[SUPPLIED INFORMATION]:
*****

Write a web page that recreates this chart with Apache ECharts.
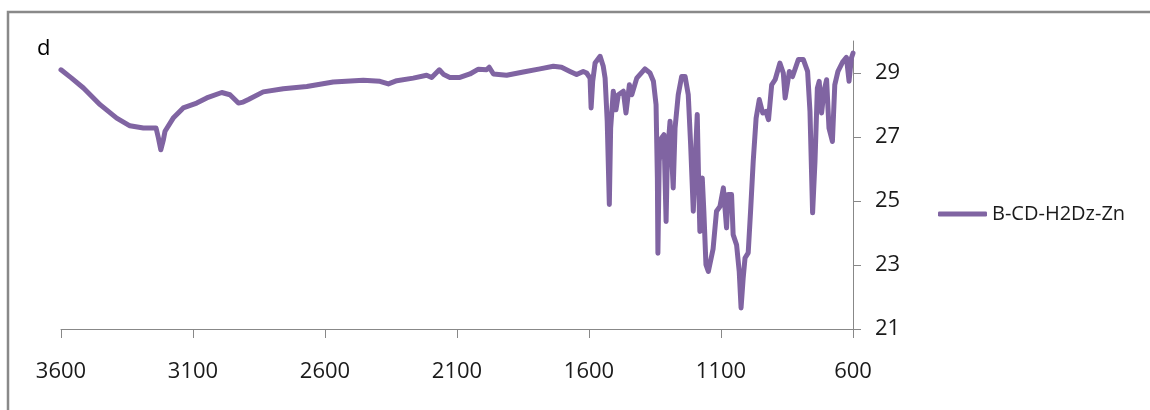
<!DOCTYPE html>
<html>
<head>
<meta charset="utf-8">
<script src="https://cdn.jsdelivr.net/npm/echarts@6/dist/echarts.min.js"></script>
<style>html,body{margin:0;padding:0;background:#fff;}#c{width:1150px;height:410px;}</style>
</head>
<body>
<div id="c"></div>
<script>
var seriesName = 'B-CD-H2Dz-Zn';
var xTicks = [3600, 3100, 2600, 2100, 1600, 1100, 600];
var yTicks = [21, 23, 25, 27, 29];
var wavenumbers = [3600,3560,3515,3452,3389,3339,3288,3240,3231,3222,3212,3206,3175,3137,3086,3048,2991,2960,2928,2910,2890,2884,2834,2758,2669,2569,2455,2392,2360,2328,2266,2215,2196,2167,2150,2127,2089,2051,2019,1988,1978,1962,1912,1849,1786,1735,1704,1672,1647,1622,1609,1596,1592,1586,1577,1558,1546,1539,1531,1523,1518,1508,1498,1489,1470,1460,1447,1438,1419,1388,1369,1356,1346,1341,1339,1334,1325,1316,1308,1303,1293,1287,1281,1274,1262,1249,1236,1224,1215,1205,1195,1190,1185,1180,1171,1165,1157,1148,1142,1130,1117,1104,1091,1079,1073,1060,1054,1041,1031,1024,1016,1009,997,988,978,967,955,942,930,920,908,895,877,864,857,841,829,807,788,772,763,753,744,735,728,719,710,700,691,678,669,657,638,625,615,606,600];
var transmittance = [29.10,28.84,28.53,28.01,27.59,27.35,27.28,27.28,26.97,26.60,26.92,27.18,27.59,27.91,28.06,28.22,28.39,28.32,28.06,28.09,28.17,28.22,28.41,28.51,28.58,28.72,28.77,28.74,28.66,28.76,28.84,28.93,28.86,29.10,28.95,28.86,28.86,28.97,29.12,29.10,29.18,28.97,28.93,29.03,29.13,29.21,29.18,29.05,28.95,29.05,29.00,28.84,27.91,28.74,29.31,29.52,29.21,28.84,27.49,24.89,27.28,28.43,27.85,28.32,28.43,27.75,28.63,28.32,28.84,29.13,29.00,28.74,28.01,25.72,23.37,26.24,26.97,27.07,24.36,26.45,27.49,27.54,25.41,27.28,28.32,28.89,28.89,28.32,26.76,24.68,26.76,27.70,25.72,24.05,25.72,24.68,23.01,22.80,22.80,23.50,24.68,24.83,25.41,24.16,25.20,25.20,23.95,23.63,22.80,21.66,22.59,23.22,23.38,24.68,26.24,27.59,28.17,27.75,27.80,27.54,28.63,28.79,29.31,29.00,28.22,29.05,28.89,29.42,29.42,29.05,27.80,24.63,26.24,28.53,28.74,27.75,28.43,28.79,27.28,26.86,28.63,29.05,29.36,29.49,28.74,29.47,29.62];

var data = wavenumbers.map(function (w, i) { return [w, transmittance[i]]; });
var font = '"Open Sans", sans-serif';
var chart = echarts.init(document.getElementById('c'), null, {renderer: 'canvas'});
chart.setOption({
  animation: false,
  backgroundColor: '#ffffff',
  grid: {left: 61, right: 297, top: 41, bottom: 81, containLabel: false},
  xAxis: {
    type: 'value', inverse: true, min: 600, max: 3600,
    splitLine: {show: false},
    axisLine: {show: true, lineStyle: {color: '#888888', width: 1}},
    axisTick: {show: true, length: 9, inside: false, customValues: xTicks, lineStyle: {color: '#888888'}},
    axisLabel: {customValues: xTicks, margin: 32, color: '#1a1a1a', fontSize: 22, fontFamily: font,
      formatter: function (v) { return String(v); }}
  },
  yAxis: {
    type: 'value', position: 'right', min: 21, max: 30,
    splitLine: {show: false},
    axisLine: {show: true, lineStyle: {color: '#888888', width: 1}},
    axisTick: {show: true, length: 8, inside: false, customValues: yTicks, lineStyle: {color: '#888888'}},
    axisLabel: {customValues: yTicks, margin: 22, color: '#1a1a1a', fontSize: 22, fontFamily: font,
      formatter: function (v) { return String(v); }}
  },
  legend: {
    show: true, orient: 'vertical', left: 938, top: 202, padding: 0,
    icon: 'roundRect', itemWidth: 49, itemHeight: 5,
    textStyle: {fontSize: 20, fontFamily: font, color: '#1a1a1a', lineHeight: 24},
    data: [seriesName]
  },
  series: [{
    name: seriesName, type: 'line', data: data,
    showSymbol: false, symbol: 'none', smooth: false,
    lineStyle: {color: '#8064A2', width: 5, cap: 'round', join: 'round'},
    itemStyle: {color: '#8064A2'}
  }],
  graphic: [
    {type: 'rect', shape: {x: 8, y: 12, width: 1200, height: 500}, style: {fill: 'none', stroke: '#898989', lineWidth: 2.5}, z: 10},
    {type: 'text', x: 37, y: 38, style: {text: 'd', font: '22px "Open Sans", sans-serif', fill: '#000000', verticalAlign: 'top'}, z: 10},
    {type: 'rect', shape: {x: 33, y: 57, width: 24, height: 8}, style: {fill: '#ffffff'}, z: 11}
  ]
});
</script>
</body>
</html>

*****

[PROMPT]: Repeat the full listing above exactly, with no pictures in the copy.

[EXERCISE ANSWER]:
Write a web page that recreates this chart with Apache ECharts.
<!DOCTYPE html>
<html>
<head>
<meta charset="utf-8">
<script src="https://cdn.jsdelivr.net/npm/echarts@6/dist/echarts.min.js"></script>
<style>html,body{margin:0;padding:0;background:#fff;}#c{width:1150px;height:410px;}</style>
</head>
<body>
<div id="c"></div>
<script>
var seriesName = 'B-CD-H2Dz-Zn';
var xTicks = [3600, 3100, 2600, 2100, 1600, 1100, 600];
var yTicks = [21, 23, 25, 27, 29];
var wavenumbers = [3600,3560,3515,3452,3389,3339,3288,3240,3231,3222,3212,3206,3175,3137,3086,3048,2991,2960,2928,2910,2890,2884,2834,2758,2669,2569,2455,2392,2360,2328,2266,2215,2196,2167,2150,2127,2089,2051,2019,1988,1978,1962,1912,1849,1786,1735,1704,1672,1647,1622,1609,1596,1592,1586,1577,1558,1546,1539,1531,1523,1518,1508,1498,1489,1470,1460,1447,1438,1419,1388,1369,1356,1346,1341,1339,1334,1325,1316,1308,1303,1293,1287,1281,1274,1262,1249,1236,1224,1215,1205,1195,1190,1185,1180,1171,1165,1157,1148,1142,1130,1117,1104,1091,1079,1073,1060,1054,1041,1031,1024,1016,1009,997,988,978,967,955,942,930,920,908,895,877,864,857,841,829,807,788,772,763,753,744,735,728,719,710,700,691,678,669,657,638,625,615,606,600];
var transmittance = [29.10,28.84,28.53,28.01,27.59,27.35,27.28,27.28,26.97,26.60,26.92,27.18,27.59,27.91,28.06,28.22,28.39,28.32,28.06,28.09,28.17,28.22,28.41,28.51,28.58,28.72,28.77,28.74,28.66,28.76,28.84,28.93,28.86,29.10,28.95,28.86,28.86,28.97,29.12,29.10,29.18,28.97,28.93,29.03,29.13,29.21,29.18,29.05,28.95,29.05,29.00,28.84,27.91,28.74,29.31,29.52,29.21,28.84,27.49,24.89,27.28,28.43,27.85,28.32,28.43,27.75,28.63,28.32,28.84,29.13,29.00,28.74,28.01,25.72,23.37,26.24,26.97,27.07,24.36,26.45,27.49,27.54,25.41,27.28,28.32,28.89,28.89,28.32,26.76,24.68,26.76,27.70,25.72,24.05,25.72,24.68,23.01,22.80,22.80,23.50,24.68,24.83,25.41,24.16,25.20,25.20,23.95,23.63,22.80,21.66,22.59,23.22,23.38,24.68,26.24,27.59,28.17,27.75,27.80,27.54,28.63,28.79,29.31,29.00,28.22,29.05,28.89,29.42,29.42,29.05,27.80,24.63,26.24,28.53,28.74,27.75,28.43,28.79,27.28,26.86,28.63,29.05,29.36,29.49,28.74,29.47,29.62];

var data = wavenumbers.map(function (w, i) { return [w, transmittance[i]]; });
var font = '"Open Sans", sans-serif';
var chart = echarts.init(document.getElementById('c'), null, {renderer: 'canvas'});
chart.setOption({
  animation: false,
  backgroundColor: '#ffffff',
  grid: {left: 61, right: 297, top: 41, bottom: 81, containLabel: false},
  xAxis: {
    type: 'value', inverse: true, min: 600, max: 3600,
    splitLine: {show: false},
    axisLine: {show: true, lineStyle: {color: '#888888', width: 1}},
    axisTick: {show: true, length: 9, inside: false, customValues: xTicks, lineStyle: {color: '#888888'}},
    axisLabel: {customValues: xTicks, margin: 32, color: '#1a1a1a', fontSize: 22, fontFamily: font,
      formatter: function (v) { return String(v); }}
  },
  yAxis: {
    type: 'value', position: 'right', min: 21, max: 30,
    splitLine: {show: false},
    axisLine: {show: true, lineStyle: {color: '#888888', width: 1}},
    axisTick: {show: true, length: 8, inside: false, customValues: yTicks, lineStyle: {color: '#888888'}},
    axisLabel: {customValues: yTicks, margin: 22, color: '#1a1a1a', fontSize: 22, fontFamily: font,
      formatter: function (v) { return String(v); }}
  },
  legend: {
    show: true, orient: 'vertical', left: 938, top: 202, padding: 0,
    icon: 'roundRect', itemWidth: 49, itemHeight: 5,
    textStyle: {fontSize: 20, fontFamily: font, color: '#1a1a1a', lineHeight: 24},
    data: [seriesName]
  },
  series: [{
    name: seriesName, type: 'line', data: data,
    showSymbol: false, symbol: 'none', smooth: false,
    lineStyle: {color: '#8064A2', width: 5, cap: 'round', join: 'round'},
    itemStyle: {color: '#8064A2'}
  }],
  graphic: [
    {type: 'rect', shape: {x: 8, y: 12, width: 1200, height: 500}, style: {fill: 'none', stroke: '#898989', lineWidth: 2.5}, z: 10},
    {type: 'text', x: 37, y: 38, style: {text: 'd', font: '22px "Open Sans", sans-serif', fill: '#000000', verticalAlign: 'top'}, z: 10},
    {type: 'rect', shape: {x: 33, y: 57, width: 24, height: 8}, style: {fill: '#ffffff'}, z: 11}
  ]
});
</script>
</body>
</html>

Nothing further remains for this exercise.